Illustrating reflective and unreflective experience through the iceberg metaphor
Based on the previous reasoning that perceptions only elicit reflective experience, recognising the concept of value in the experience is of crucial important for organisations. To further illustrate this, the following metaphor is used (see Figure 1). Customer perceptions solely render a view about the reflective experience of customers – the ‘tip of the iceberg’. Value in the experience covers both reflective and unreflective experience and as such ‘goes under water’.
“Value in the experience covers both reflective and unreflective experience and as such ‘goes under water’.”
Figure 1 – Illustrating value in the experience through the iceberg metaphor
What the doorknob teaches us about unreflective/reflective experience
For the sake of clarity and to make value in the experience more straightforward to understand, the following example is used. A doorknob is an object that is used in everyday practice. It is for example used to enter another room or open a closet’s door. People do not consciously think about turning the doorknob to enter the other room and value experience as such remains unreflective. The doorknob participates in the value creation process in a way it allows people to enter another room or pick something out of a closet.
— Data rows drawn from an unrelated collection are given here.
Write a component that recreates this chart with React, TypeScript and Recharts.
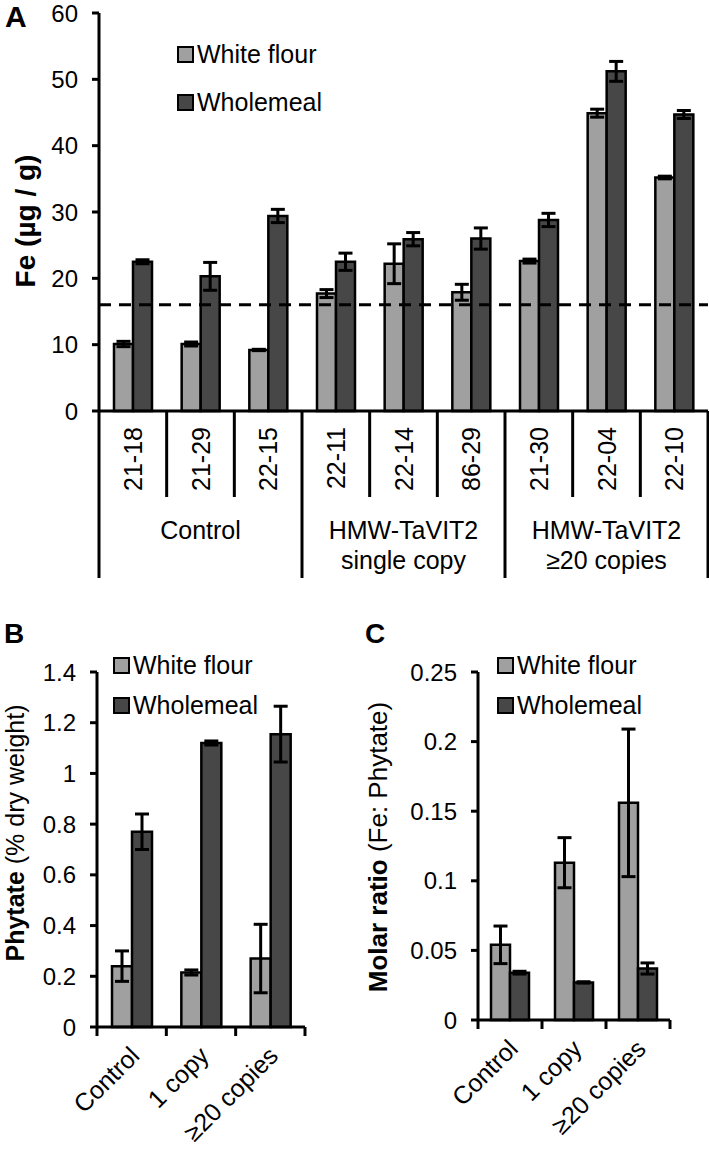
import React from "react";
import {
  BarChart,
  Bar,
  XAxis,
  YAxis,
  ErrorBar,
  ReferenceLine,
  Legend,
} from "recharts";

const FONT = '"Liberation Sans", Arial, Helvetica, sans-serif';
const WHITE = "#a0a0a0";
const WHOLE = "#474747";

// panel A: Fe concentration per line
const lines = ["21-18", "21-29", "22-15", "22-11", "22-14", "86-29", "21-30", "22-04", "22-10"];
const groupLabels = [["Control"], ["HMW-TaVIT2", "single copy"], ["HMW-TaVIT2", "≥20 copies"]];
const whiteFe = [10.1, 10.1, 9.2, 17.7, 22.2, 17.9, 22.6, 44.9, 35.2];
const whiteFeErr = [0.4, 0.3, 0.1, 0.6, 3.0, 1.2, 0.3, 0.6, 0.2];
const wholeFe = [22.5, 20.3, 29.4, 22.5, 25.9, 26.0, 28.8, 51.2, 44.7];
const wholeFeErr = [0.3, 2.1, 1.0, 1.3, 1.0, 1.6, 1.0, 1.5, 0.6];
const feTicks = [0, 10, 20, 30, 40, 50, 60];
const feTarget = 16;

// panels B and C: grouped by copy number
const copyGroups = ["Control", "1 copy", "≥20 copies"];
const whitePhytate = [0.24, 0.215, 0.27];
const whitePhytateErr = [0.06, 0.01, 0.135];
const wholePhytate = [0.77, 1.12, 1.155];
const wholePhytateErr = [0.07, 0.008, 0.11];
const phytateTicks = [0, 0.2, 0.4, 0.6, 0.8, 1, 1.2, 1.4];

const whiteRatio = [0.054, 0.113, 0.156];
const whiteRatioErr = [0.0135, 0.018, 0.053];
const wholeRatio = [0.034, 0.027, 0.037];
const wholeRatioErr = [0.001, 0.0005, 0.004];
const ratioTicks = [0, 0.05, 0.1, 0.15, 0.2, 0.25];

const dataA = lines.map((line, i) => ({
  line,
  white: whiteFe[i],
  whiteErr: whiteFeErr[i],
  whole: wholeFe[i],
  wholeErr: wholeFeErr[i],
}));
const dataB = copyGroups.map((g, i) => ({
  g,
  white: whitePhytate[i],
  whiteErr: whitePhytateErr[i],
  whole: wholePhytate[i],
  wholeErr: wholePhytateErr[i],
}));
const dataC = copyGroups.map((g, i) => ({
  g,
  white: whiteRatio[i],
  whiteErr: whiteRatioErr[i],
  whole: wholeRatio[i],
  wholeErr: wholeRatioErr[i],
}));

// layout
const A = { w: 709, h: 600, left: 99, right: 1, top: 13, xh: 189 };
const B = { w: 350, h: 533, left: 97, right: 45, top: 52, xh: 126 };
const C = { w: 354, h: 533, left: 123, right: 39, top: 52, xh: 133 };
const bandA = (A.w - A.left - A.right) / lines.length;
const bandB = (B.w - B.left - B.right) / copyGroups.length;
const bandC = (C.w - C.left - C.right) / copyGroups.length;

const axisStyle = { stroke: "#000", strokeWidth: 3 };
const tickStyle = { fill: "#000", fontSize: 24, fontFamily: FONT };

function RunTick(props: any) {
  const { x, y, payload } = props;
  const i = lines.indexOf(payload.value);
  const half = bandA / 2;
  const ty = y + 16;
  return (
    <g>
      <line
        x1={x - half}
        x2={x - half}
        y1={y}
        y2={i % 3 === 0 ? y + 167 : y + 86}
        stroke="#000"
        strokeWidth={3}
      />
      {i === lines.length - 1 && (
        <line x1={x + half} x2={x + half} y1={y} y2={y + 167} stroke="#000" strokeWidth={3} />
      )}
      <text
        x={x}
        y={ty}
        transform={`rotate(-90, ${x}, ${ty})`}
        textAnchor="end"
        dominantBaseline="central"
        fontSize={25}
        fontFamily={FONT}
        fill="#000"
      >
        {payload.value}
      </text>
      {i % 3 === 1 &&
        groupLabels[Math.floor(i / 3)].map((t, k) => (
          <text
            key={k}
            x={x}
            y={y + 119 + k * 30}
            textAnchor="middle"
            dominantBaseline="central"
            fontSize={25}
            fontFamily={FONT}
            fill="#000"
          >
            {t}
          </text>
        ))}
    </g>
  );
}

const makeCopyTick = (band: number) => (props: any) => {
  const { x, y, payload } = props;
  const i = copyGroups.indexOf(payload.value);
  const half = band / 2;
  const tx = x + 3;
  const ty = y + 24;
  return (
    <g>
      <line x1={x - half} x2={x - half} y1={y} y2={y + 9} stroke="#000" strokeWidth={3} />
      {i === copyGroups.length - 1 && (
        <line x1={x + half} x2={x + half} y1={y} y2={y + 9} stroke="#000" strokeWidth={3} />
      )}
      <text
        x={tx}
        y={ty}
        transform={`rotate(-45, ${tx}, ${ty})`}
        textAnchor="end"
        dominantBaseline="central"
        fontSize={25}
        fontFamily={FONT}
        fill="#000"
      >
        {payload.value}
      </text>
    </g>
  );
};

const legendContent = (rowH: number) => (props: any) => (
  <div style={{ fontFamily: FONT, color: "#000" }}>
    {(props.payload || []).map((e: any) => (
      <div key={e.value} style={{ display: "flex", alignItems: "center", height: rowH }}>
        <span
          style={{
            width: 13,
            height: 13,
            background: e.color,
            border: "2px solid #000",
            marginRight: 3,
            display: "inline-block",
          }}
        />
        <span style={{ fontSize: 25 }}>{e.value}</span>
      </div>
    ))}
  </div>
);

function yTitle(x: number, y: number, bold: string, rest: string, size: number) {
  return () => (
    <text
      x={x}
      y={y}
      transform={`rotate(-90, ${x}, ${y})`}
      textAnchor="middle"
      fontSize={size}
      fontFamily={FONT}
      fill="#000"
    >
      <tspan fontWeight="bold">{bold}</tspan>
      {rest && <tspan>{rest}</tspan>}
    </text>
  );
}

export default function App() {
  return (
    <div style={{ position: "absolute", top: 0, left: 0, width: 709, height: 1153, background: "#fff" }}>
      <div style={{ position: "absolute", top: 0, left: 0 }}>
        <BarChart
          width={A.w}
          height={A.h}
          data={dataA}
          margin={{ top: A.top, right: A.right, left: 0, bottom: 0 }}
          barGap={0}
        >
          <XAxis
            dataKey="line"
            height={A.xh}
            interval={0}
            tickLine={false}
            tickSize={0}
            tickMargin={0}
            axisLine={axisStyle}
            tick={<RunTick />}
          />
          <YAxis
            width={A.left}
            domain={[0, 60]}
            ticks={feTicks}
            interval={0}
            tickSize={7}
            tickMargin={14}
            axisLine={axisStyle}
            tickLine={axisStyle}
            tick={tickStyle}
            label={{ content: yTitle(35, 221, "Fe (µg / g)", "", 28) }}
          />
          <Legend
            layout="vertical"
            align="center"
            verticalAlign="middle"
            wrapperStyle={{ top: 30, left: 177, width: "auto" }}
            content={legendContent(48)}
          />
          <Bar dataKey="white" name="White flour" fill={WHITE} stroke="#000" strokeWidth={2.5} barSize={19} isAnimationActive={false}>
            <ErrorBar dataKey="whiteErr" direction="y" width={7} stroke="#000" strokeWidth={3} isAnimationActive={false} />
          </Bar>
          <Bar dataKey="whole" name="Wholemeal" fill={WHOLE} stroke="#000" strokeWidth={2.5} barSize={19} isAnimationActive={false}>
            <ErrorBar dataKey="wholeErr" direction="y" width={7} stroke="#000" strokeWidth={3} isAnimationActive={false} />
          </Bar>
          <ReferenceLine y={feTarget} stroke="#000" strokeWidth={3} strokeDasharray="12 8" />
        </BarChart>
      </div>

      <div style={{ position: "absolute", top: 620, left: 0 }}>
        <BarChart
          width={B.w}
          height={B.h}
          data={dataB}
          margin={{ top: B.top, right: B.right, left: 0, bottom: 0 }}
          barGap={0}
        >
          <XAxis
            dataKey="g"
            height={B.xh}
            interval={0}
            tickLine={false}
            tickSize={0}
            tickMargin={0}
            axisLine={axisStyle}
            tick={makeCopyTick(bandB)}
          />
          <YAxis
            width={B.left}
            domain={[0, 1.4]}
            ticks={phytateTicks}
            interval={0}
            tickSize={7}
            tickMargin={14}
            axisLine={axisStyle}
            tickLine={axisStyle}
            tick={tickStyle}
            label={{ content: yTitle(24, 213, "Phytate", " (% dry weight)", 25) }}
          />
          <Legend
            layout="vertical"
            align="center"
            verticalAlign="middle"
            wrapperStyle={{ top: 25, left: 113, width: "auto" }}
            content={legendContent(40)}
          />
          <Bar dataKey="white" name="White flour" fill={WHITE} stroke="#000" strokeWidth={2.5} barSize={20} isAnimationActive={false}>
            <ErrorBar dataKey="whiteErr" direction="y" width={7} stroke="#000" strokeWidth={3} isAnimationActive={false} />
          </Bar>
          <Bar dataKey="whole" name="Wholemeal" fill={WHOLE} stroke="#000" strokeWidth={2.5} barSize={20} isAnimationActive={false}>
            <ErrorBar dataKey="wholeErr" direction="y" width={7} stroke="#000" strokeWidth={3} isAnimationActive={false} />
          </Bar>
        </BarChart>
      </div>

      <div style={{ position: "absolute", top: 620, left: 355 }}>
        <BarChart
          width={C.w}
          height={C.h}
          data={dataC}
          margin={{ top: C.top, right: C.right, left: 0, bottom: 0 }}
          barGap={0}
        >
          <XAxis
            dataKey="g"
            height={C.xh}
            interval={0}
            tickLine={false}
            tickSize={0}
            tickMargin={0}
            axisLine={axisStyle}
            tick={makeCopyTick(bandC)}
          />
          <YAxis
            width={C.left}
            domain={[0, 0.25]}
            ticks={ratioTicks}
            interval={0}
            tickSize={7}
            tickMargin={14}
            axisLine={axisStyle}
            tickLine={axisStyle}
            tick={tickStyle}
            label={{ content: yTitle(32, 227, "Molar ratio", " (Fe: Phytate)", 26) }}
          />
          <Legend
            layout="vertical"
            align="center"
            verticalAlign="middle"
            wrapperStyle={{ top: 25, left: 142, width: "auto" }}
            content={legendContent(40)}
          />
          <Bar dataKey="white" name="White flour" fill={WHITE} stroke="#000" strokeWidth={2.5} barSize={19} isAnimationActive={false}>
            <ErrorBar dataKey="whiteErr" direction="y" width={7} stroke="#000" strokeWidth={3} isAnimationActive={false} />
          </Bar>
          <Bar dataKey="whole" name="Wholemeal" fill={WHOLE} stroke="#000" strokeWidth={2.5} barSize={19} isAnimationActive={false}>
            <ErrorBar dataKey="wholeErr" direction="y" width={7} stroke="#000" strokeWidth={3} isAnimationActive={false} />
          </Bar>
        </BarChart>
      </div>

      <svg
        width={709}
        height={1153}
        style={{ position: "absolute", top: 0, left: 0, pointerEvents: "none" }}
        fontFamily={FONT}
        fontWeight="bold"
      >
        <text x={5} y={27} fontSize={30}>A</text>
        <text x={4} y={643} fontSize={28}>B</text>
        <text x={365} y={643} fontSize={28}>C</text>
      </svg>
    </div>
  );
}
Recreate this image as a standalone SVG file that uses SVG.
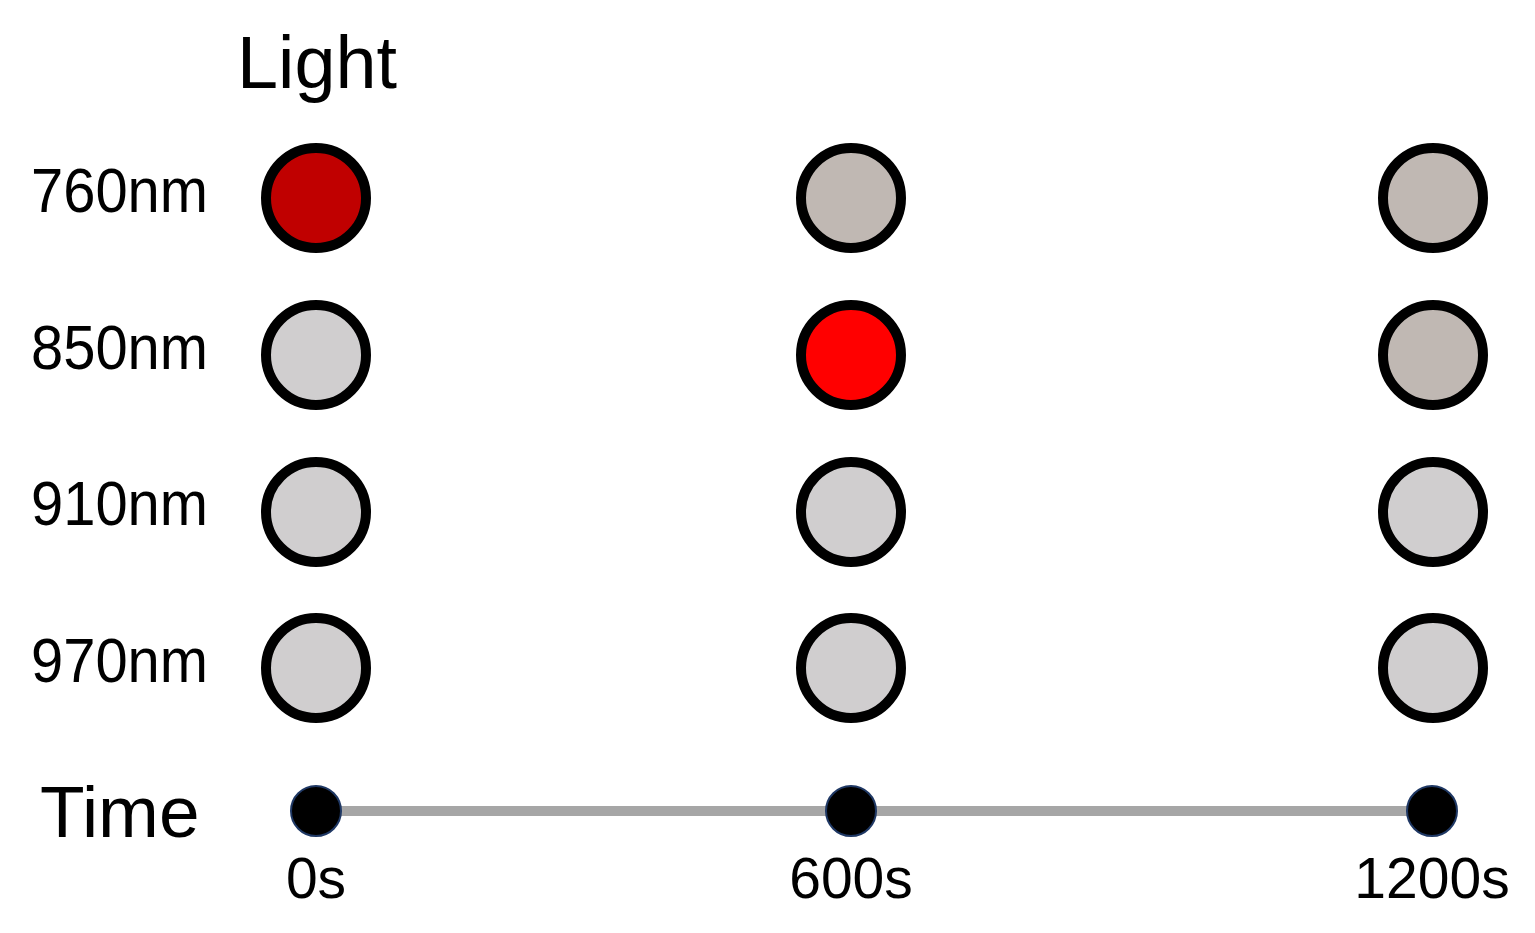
<svg xmlns="http://www.w3.org/2000/svg" width="1535" height="933" viewBox="0 0 1535 933">
<style>
.t{font-family:"Liberation Sans",Arial,sans-serif;fill:#000}
.lbl{font-size:63px}
.tick{font-size:57px;text-anchor:middle}
.led{stroke:#000;stroke-width:10}
.off{fill:#d0cecf}
.dim{fill:#c0b8b3}
.dot{fill:#000;stroke:#1f3864;stroke-width:2}
</style>
<rect width="1535" height="933" fill="#fff"/>
<text class="t" x="237" y="88" font-size="75" textLength="160" lengthAdjust="spacingAndGlyphs">Light</text>
<g id="labels">
<text class="t lbl" x="31" y="212" textLength="177" lengthAdjust="spacingAndGlyphs">760nm</text>
<text class="t lbl" x="31" y="369" textLength="177" lengthAdjust="spacingAndGlyphs">850nm</text>
<text class="t lbl" x="31" y="525" textLength="177" lengthAdjust="spacingAndGlyphs">910nm</text>
<text class="t lbl" x="31" y="682" textLength="177" lengthAdjust="spacingAndGlyphs">970nm</text>
</g>
<g id="col0">
<circle class="led" cx="316" cy="198" r="50" fill="#c00000"/>
<circle class="led off" cx="316" cy="355" r="50"/>
<circle class="led off" cx="316" cy="512" r="50"/>
<circle class="led off" cx="316" cy="668" r="50"/>
</g>
<g id="col600">
<circle class="led dim" cx="851" cy="198" r="50"/>
<circle class="led" cx="851" cy="355" r="50" fill="#ff0000"/>
<circle class="led off" cx="851" cy="512" r="50"/>
<circle class="led off" cx="851" cy="668" r="50"/>
</g>
<g id="col1200">
<circle class="led dim" cx="1433" cy="198" r="50"/>
<circle class="led dim" cx="1433" cy="355" r="50"/>
<circle class="led off" cx="1433" cy="512" r="50"/>
<circle class="led off" cx="1433" cy="668" r="50"/>
</g>
<g id="timeline">
<line x1="316" y1="811" x2="1432" y2="811" stroke="#a6a6a6" stroke-width="10"/>
<circle class="dot" cx="316" cy="811" r="25"/>
<circle class="dot" cx="851" cy="811" r="25"/>
<circle class="dot" cx="1432" cy="811" r="25"/>
</g>
<text class="t" x="40" y="837" font-size="73">Time</text>
<text class="t tick" x="316" y="898">0s</text>
<text class="t tick" x="851" y="898">600s</text>
<text class="t tick" x="1432" y="898">1200s</text>
</svg>
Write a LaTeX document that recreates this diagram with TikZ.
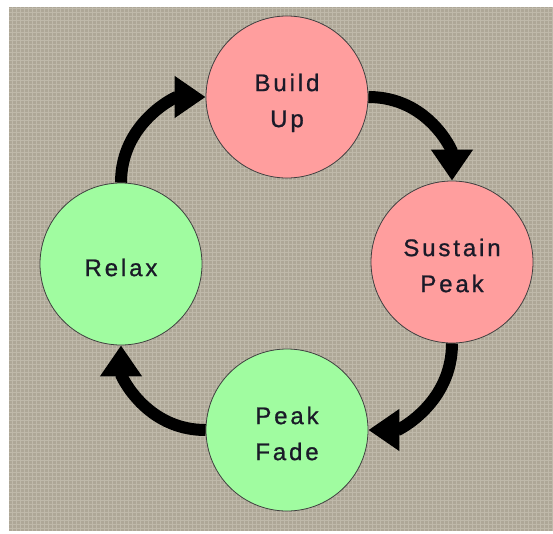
\documentclass[tikz,border=0pt]{standalone}
\usepackage{fontspec}
\setmainfont{Liberation Sans}
\newfontfamily\labelfont[LetterSpace=12,FakeBold=0.9]{Liberation Sans}
\usetikzlibrary{arrows.meta}
\definecolor{bgtan}{HTML}{AEA797}
\definecolor{gridlt}{HTML}{D0CBBE}
\definecolor{pinkfill}{HTML}{FF9E9E}
\definecolor{greenfill}{HTML}{A0FCA0}
\definecolor{rim}{HTML}{404040}
\definecolor{ink}{HTML}{1A1A28}
\newcommand\lblTopStrut{\rule{0pt}{30.2pt}}
\newcommand\lblBotStrut{\rule[-6pt]{0pt}{6pt}}
\begin{document}
\begin{tikzpicture}[x=1pt,y=-1pt,
  stage/.style={circle, draw=rim, line width=0.8pt, minimum size=162pt,
    inner sep=0pt, align=center, text=ink,
    font=\labelfont\fontsize{24}{36}\selectfont},
  hot/.style={stage, fill=pinkfill},
  cool/.style={stage, fill=greenfill},
  flow/.style={line width=12pt, draw=black,
    -{Triangle[length=31pt,width=40pt]}}]
\useasboundingbox (0,0) rectangle (553,533);
\fill[bgtan] (9,7) rectangle (553,531);
\draw[gridlt, opacity=0.5, line width=0.8pt, step=4pt] (9,7) grid (553,531);

\node[hot]  (build)   at (287,97)  {\lblTopStrut Build\\Up\lblBotStrut};
\node[hot]  (sustain) at (452,262) {\lblTopStrut Sustain\\Peak\lblBotStrut};
\node[cool] (fade)    at (287,430) {\lblTopStrut Peak\\Fade\lblBotStrut};
\node[cool] (relax)   at (121,264) {\lblTopStrut Relax\lblBotStrut};

\draw[flow] (relax.north) .. controls +(0,-60) and +(-30,0) .. (build.west);
\draw[flow] (build.east) .. controls +(60,0) and +(0,-30) .. (sustain.north);
\draw[flow] (sustain.south) .. controls +(0,60) and +(30,0) .. (fade.east);
\draw[flow] (fade.west) .. controls +(-60,0) and +(0,30) .. (relax.south);
\end{tikzpicture}
\end{document}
This case illustrates unreflective experience since subjects are not aware of consciously creating value. This is different when the doorknob blocks or is broken. In such instances, people become aware (i.e. reflective experience) of the situation. They are not able to enter the other room or open the closet and the process of value creation is blocked because of the doorknob’s malfunctioning. This situation describes reflective experience since people are consciously experiencing a product/service. What further (managerial) implications of this notion are, is to still to be explored and will be unravelled in the next series of The Next Quarterly.
Offering stronger value propositions
In order to have a full picture of the customer value experience, it is imperative for companies to recognise both sides of the coin: on the one hand the reflective experience of products/services and on the other hand the unreflective experience of products/services. Managers ought to broaden their view of customer value experience to draw conclusions on what customers’ needs are. Not just the core values and lived experience of customers are important, also observations that capture social experiences are necessary to successfully co-create suitable value propositions. Since the Service-Dominant Logic (find out more about this new marketing paradigm here) points out that marketing is not so much a function of the marketing department but the primary function of the enterprise, different departments should be involved in observational research. Not just marketers or sales managers, but also customer service representatives can contribute to the organisation’s understanding of the customer’s value experience. Through using observation techniques in customer’s usage process of products/services, both information about reflective and unreflective value experience can be elicited. As a result, companies are able to offer value propositions that better resonate with customer needs.